While the chicken cooked, Hobotnè prepared the nokedli, a simple and delicious accompaniment. In the U.S., the dish often is as much about the wispy egg noodles it is served over as it is the chicken. In Hungary, the paprikash is the star, with robust tender-chewy Spätzle-like dumplings a sideshow that nonetheless holds its own against the main attraction.
Made from nothing more than flour, eggs, salt and water, the pancake-like batter was spooned onto what resembled a large-holed cheese grater held above a pot of boiling water. Using a flat spatula, Hobotnè smooshed the batter through the holes, letting nodules of it drop into the water. Within minutes, the plump dumplings floated to the top.
When the chicken was done, Hobotnè reached for yet another form of paprika, this time a thick tomato paste-like puree.
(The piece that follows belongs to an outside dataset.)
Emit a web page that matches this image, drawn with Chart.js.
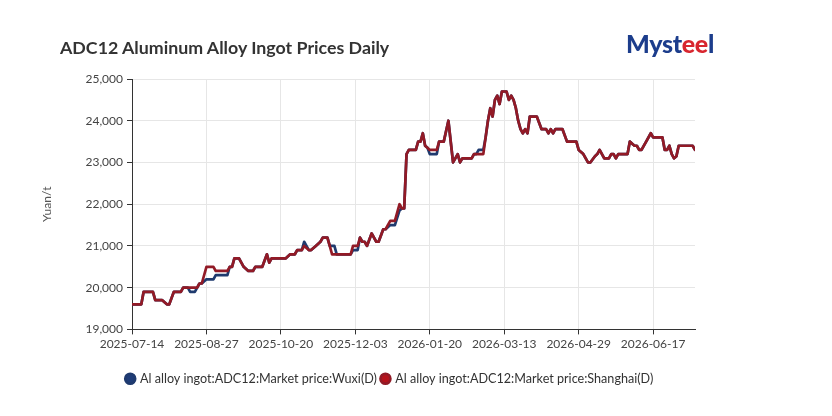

Made from pureed fresh and roasted peppers, chili flakes and vinegar, it had a bright, tangy flavor layered over earthy richness and spice. She stirred in bold spoonfuls of it, nearly matching the volume of dried paprika.
The final stroke? Ladling out a bit of the liquid—of which there actually was very little thanks to simmering uncovered—and stirred about a cup of sour cream into it before returning the mixture to the pot. Dumplings and paprikash married on the plate, a neat pile of cucumber salad on the side. The result? Unbelievably delicious.
The onions had almost melted into the sauce, adding sweetness that both balanced and complemented the richness of the various paprikas. The sour cream gave everything a rounded creaminess that itself was balanced by the spice of the hot paprika. The chicken was moist and fork-tender. The nokedli were the perfect sponge, the cucumbers the perfect foil.
Most importantly, there was a brightness that had been lacking in so many other versions I’d had, a brightness added by the paprika puree. Once again proving that more paprika—and more paprika varieties—is the secret to great paprikash.